Print the lines that start the entries and continue through the one holding "const grey = '#7a7a7a';", please, exactly and with the pictures omitted.
begin Supplied information
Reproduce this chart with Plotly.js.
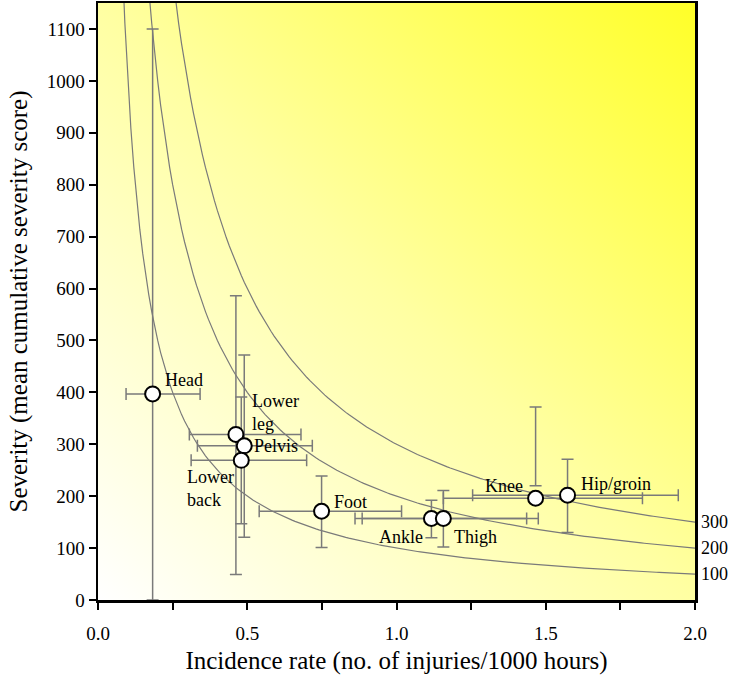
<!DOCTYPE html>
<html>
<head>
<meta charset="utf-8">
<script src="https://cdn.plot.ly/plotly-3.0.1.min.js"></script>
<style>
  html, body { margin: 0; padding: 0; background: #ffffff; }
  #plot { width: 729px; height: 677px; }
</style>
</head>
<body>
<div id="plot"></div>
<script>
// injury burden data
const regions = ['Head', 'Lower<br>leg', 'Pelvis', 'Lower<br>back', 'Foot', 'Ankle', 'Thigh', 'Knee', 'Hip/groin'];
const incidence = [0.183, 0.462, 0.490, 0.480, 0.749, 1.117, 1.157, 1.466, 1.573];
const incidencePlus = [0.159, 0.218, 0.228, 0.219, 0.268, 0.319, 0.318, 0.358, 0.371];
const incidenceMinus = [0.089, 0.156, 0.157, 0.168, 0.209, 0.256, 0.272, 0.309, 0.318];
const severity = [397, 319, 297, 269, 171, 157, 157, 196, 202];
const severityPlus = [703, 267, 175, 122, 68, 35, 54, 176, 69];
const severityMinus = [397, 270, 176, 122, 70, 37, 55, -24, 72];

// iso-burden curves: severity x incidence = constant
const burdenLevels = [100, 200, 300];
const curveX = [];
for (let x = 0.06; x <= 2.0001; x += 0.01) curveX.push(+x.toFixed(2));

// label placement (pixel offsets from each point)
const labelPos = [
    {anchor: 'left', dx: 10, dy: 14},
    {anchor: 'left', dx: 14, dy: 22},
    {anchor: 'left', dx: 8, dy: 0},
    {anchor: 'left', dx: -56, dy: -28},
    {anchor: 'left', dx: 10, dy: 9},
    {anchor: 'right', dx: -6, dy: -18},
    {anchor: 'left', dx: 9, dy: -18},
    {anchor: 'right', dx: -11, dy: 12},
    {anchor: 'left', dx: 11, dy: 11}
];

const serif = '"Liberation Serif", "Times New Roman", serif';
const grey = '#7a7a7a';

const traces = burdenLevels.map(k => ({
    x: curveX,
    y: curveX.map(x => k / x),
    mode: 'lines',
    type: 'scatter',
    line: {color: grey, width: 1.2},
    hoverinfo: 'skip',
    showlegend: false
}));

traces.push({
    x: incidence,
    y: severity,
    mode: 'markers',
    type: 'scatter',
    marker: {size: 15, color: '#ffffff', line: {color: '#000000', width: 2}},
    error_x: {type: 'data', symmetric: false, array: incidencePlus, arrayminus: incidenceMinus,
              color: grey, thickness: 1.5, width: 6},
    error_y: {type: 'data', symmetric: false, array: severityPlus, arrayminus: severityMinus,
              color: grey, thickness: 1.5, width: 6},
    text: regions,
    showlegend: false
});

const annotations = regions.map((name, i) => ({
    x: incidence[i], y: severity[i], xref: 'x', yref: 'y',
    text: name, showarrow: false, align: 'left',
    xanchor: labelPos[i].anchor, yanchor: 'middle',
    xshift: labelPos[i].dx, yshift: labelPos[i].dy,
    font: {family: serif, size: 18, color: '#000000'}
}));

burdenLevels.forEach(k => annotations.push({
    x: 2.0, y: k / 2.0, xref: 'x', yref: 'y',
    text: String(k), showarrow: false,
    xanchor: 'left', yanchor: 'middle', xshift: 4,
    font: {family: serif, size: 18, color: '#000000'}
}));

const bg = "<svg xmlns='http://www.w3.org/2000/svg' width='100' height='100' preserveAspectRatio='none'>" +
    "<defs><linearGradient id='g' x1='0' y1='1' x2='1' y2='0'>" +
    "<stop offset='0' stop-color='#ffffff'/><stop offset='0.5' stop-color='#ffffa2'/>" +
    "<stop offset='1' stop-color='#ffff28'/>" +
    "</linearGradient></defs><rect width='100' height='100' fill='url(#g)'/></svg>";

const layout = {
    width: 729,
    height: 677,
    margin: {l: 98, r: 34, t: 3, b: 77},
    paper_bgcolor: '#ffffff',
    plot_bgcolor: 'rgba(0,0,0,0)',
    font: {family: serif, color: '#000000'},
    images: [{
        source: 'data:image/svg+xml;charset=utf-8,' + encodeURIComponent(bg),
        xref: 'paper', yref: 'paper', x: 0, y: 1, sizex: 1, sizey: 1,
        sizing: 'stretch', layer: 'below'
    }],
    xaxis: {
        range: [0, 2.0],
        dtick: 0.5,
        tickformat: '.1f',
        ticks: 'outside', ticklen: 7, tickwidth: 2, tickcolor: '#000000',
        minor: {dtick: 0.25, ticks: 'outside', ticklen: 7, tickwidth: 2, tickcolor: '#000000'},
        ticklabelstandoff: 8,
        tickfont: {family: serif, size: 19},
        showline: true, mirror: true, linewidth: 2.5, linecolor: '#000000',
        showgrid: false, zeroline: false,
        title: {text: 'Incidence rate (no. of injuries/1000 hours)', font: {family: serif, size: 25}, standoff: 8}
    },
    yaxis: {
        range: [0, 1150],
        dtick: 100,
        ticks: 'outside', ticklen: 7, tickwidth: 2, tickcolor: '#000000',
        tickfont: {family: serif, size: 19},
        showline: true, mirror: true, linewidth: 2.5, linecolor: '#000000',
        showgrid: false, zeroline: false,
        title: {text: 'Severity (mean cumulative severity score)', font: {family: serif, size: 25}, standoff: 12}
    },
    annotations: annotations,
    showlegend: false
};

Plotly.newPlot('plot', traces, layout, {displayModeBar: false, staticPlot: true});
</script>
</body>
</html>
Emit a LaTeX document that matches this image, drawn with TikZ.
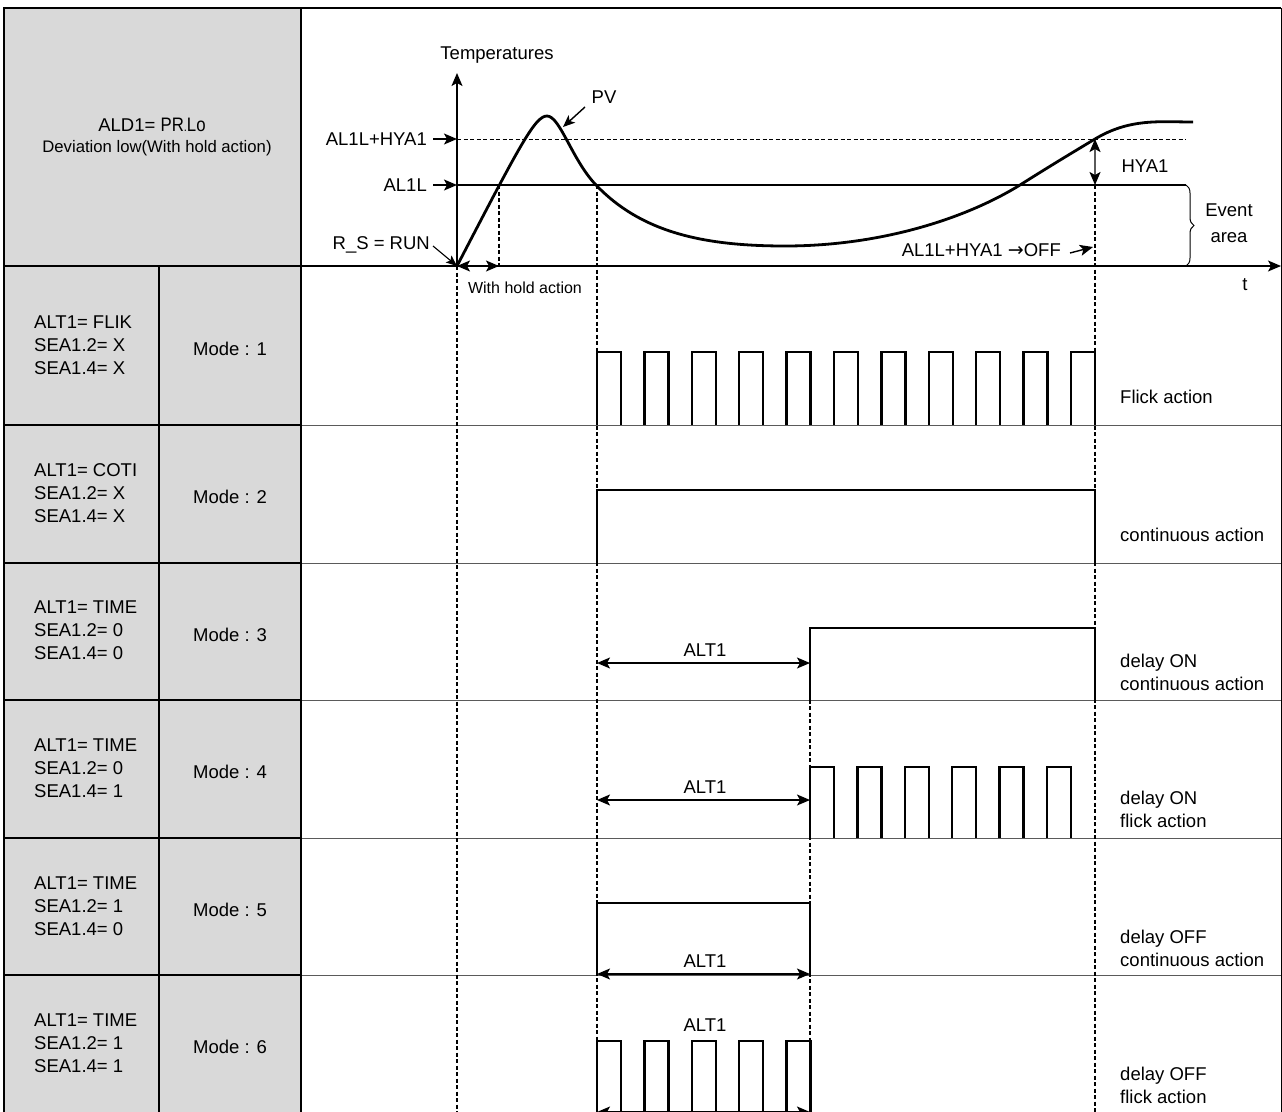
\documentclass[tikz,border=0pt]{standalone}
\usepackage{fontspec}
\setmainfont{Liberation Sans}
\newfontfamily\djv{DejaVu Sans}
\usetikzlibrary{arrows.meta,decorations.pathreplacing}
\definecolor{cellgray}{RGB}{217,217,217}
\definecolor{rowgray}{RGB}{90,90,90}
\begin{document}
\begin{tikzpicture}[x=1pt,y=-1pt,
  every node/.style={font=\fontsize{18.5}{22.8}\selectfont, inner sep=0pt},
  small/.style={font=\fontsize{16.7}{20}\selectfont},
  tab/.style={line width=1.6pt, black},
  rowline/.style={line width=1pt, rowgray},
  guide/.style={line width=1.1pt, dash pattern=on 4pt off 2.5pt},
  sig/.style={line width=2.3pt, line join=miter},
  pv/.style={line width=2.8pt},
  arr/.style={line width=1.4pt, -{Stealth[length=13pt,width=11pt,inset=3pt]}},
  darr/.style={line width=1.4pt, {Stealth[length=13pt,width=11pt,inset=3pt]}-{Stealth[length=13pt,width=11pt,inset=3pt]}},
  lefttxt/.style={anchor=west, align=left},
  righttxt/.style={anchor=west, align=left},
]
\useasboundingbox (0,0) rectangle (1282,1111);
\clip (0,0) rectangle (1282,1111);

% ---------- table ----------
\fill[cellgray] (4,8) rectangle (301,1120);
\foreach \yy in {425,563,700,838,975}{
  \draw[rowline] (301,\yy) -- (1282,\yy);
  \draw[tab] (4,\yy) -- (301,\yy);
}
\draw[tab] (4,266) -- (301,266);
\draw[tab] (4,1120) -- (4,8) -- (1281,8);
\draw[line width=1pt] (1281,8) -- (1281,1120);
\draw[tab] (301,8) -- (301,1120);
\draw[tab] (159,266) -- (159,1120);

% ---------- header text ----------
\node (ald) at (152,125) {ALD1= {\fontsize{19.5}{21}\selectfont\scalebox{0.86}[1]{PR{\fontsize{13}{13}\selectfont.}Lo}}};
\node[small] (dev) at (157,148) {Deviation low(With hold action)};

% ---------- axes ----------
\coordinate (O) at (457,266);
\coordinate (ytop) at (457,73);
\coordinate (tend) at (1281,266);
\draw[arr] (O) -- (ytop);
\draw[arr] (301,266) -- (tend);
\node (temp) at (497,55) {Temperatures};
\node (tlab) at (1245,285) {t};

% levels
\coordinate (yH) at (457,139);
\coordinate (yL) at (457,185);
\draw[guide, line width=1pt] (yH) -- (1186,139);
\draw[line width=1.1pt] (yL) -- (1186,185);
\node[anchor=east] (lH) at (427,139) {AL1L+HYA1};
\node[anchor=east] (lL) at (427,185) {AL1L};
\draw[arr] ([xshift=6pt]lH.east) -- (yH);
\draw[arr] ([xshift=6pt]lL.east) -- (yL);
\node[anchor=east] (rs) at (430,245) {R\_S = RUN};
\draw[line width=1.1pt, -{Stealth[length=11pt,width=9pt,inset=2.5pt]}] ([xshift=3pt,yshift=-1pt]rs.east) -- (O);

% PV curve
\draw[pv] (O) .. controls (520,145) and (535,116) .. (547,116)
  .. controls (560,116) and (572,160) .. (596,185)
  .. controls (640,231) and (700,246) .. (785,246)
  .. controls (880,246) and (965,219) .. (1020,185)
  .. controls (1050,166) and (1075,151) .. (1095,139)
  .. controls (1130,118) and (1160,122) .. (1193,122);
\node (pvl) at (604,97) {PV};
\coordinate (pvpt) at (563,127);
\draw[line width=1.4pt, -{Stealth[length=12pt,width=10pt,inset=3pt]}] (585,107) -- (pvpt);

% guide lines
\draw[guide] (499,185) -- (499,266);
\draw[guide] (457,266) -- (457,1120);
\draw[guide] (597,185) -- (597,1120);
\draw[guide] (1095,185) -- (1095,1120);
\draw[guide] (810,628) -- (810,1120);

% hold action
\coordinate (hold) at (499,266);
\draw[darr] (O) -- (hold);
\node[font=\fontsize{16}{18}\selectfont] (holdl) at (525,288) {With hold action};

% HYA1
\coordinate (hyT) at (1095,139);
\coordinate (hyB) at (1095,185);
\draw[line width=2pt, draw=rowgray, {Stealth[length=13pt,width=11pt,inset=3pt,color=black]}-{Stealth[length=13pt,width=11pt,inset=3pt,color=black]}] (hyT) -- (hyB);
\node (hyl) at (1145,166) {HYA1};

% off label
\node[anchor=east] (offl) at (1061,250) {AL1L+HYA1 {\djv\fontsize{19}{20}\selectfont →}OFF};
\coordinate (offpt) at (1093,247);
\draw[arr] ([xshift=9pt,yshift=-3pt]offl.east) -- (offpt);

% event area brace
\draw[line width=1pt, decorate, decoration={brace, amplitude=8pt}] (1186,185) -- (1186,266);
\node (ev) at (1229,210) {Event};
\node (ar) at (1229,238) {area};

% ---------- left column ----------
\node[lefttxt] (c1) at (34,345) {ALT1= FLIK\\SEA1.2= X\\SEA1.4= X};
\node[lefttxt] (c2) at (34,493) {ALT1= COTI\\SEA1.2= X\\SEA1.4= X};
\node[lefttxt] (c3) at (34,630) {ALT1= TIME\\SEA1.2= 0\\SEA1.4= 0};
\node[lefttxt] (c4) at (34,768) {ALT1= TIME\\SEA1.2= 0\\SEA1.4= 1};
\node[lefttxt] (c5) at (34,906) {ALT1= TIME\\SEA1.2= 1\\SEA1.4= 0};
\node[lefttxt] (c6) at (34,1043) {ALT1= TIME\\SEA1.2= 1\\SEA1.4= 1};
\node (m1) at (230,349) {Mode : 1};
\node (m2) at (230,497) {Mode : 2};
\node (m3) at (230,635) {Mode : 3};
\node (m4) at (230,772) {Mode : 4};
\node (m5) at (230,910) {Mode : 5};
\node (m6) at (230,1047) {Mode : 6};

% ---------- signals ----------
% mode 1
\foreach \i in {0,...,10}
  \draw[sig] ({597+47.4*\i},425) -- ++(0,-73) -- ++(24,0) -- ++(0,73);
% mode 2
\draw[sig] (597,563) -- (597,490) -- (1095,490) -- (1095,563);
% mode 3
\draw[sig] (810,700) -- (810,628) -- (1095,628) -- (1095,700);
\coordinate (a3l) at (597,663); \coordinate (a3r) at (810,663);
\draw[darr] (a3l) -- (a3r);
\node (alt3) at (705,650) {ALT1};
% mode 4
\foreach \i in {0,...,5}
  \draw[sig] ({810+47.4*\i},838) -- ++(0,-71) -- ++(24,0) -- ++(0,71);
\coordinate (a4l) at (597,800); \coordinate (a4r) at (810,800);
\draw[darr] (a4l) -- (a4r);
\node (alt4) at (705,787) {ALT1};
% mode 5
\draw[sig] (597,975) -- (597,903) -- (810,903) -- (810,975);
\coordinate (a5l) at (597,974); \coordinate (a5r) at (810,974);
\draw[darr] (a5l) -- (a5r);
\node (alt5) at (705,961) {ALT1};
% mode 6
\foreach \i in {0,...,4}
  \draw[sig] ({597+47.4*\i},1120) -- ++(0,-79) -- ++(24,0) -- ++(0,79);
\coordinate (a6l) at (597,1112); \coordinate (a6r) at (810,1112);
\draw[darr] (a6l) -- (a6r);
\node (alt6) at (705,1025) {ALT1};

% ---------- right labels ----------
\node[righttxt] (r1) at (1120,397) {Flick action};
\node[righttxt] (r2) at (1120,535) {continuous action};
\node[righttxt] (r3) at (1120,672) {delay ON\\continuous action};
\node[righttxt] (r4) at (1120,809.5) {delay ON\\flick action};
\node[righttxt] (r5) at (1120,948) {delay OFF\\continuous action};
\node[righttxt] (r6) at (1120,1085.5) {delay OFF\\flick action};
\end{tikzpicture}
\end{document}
end Supplied information
Result for this task:
Reproduce this chart with Plotly.js.
<!DOCTYPE html>
<html>
<head>
<meta charset="utf-8">
<script src="https://cdn.plot.ly/plotly-3.0.1.min.js"></script>
<style>
  html, body { margin: 0; padding: 0; background: #ffffff; }
  #plot { width: 729px; height: 677px; }
</style>
</head>
<body>
<div id="plot"></div>
<script>
// injury burden data
const regions = ['Head', 'Lower<br>leg', 'Pelvis', 'Lower<br>back', 'Foot', 'Ankle', 'Thigh', 'Knee', 'Hip/groin'];
const incidence = [0.183, 0.462, 0.490, 0.480, 0.749, 1.117, 1.157, 1.466, 1.573];
const incidencePlus = [0.159, 0.218, 0.228, 0.219, 0.268, 0.319, 0.318, 0.358, 0.371];
const incidenceMinus = [0.089, 0.156, 0.157, 0.168, 0.209, 0.256, 0.272, 0.309, 0.318];
const severity = [397, 319, 297, 269, 171, 157, 157, 196, 202];
const severityPlus = [703, 267, 175, 122, 68, 35, 54, 176, 69];
const severityMinus = [397, 270, 176, 122, 70, 37, 55, -24, 72];

// iso-burden curves: severity x incidence = constant
const burdenLevels = [100, 200, 300];
const curveX = [];
for (let x = 0.06; x <= 2.0001; x += 0.01) curveX.push(+x.toFixed(2));

// label placement (pixel offsets from each point)
const labelPos = [
    {anchor: 'left', dx: 10, dy: 14},
    {anchor: 'left', dx: 14, dy: 22},
    {anchor: 'left', dx: 8, dy: 0},
    {anchor: 'left', dx: -56, dy: -28},
    {anchor: 'left', dx: 10, dy: 9},
    {anchor: 'right', dx: -6, dy: -18},
    {anchor: 'left', dx: 9, dy: -18},
    {anchor: 'right', dx: -11, dy: 12},
    {anchor: 'left', dx: 11, dy: 11}
];

const serif = '"Liberation Serif", "Times New Roman", serif';
const grey = '#7a7a7a';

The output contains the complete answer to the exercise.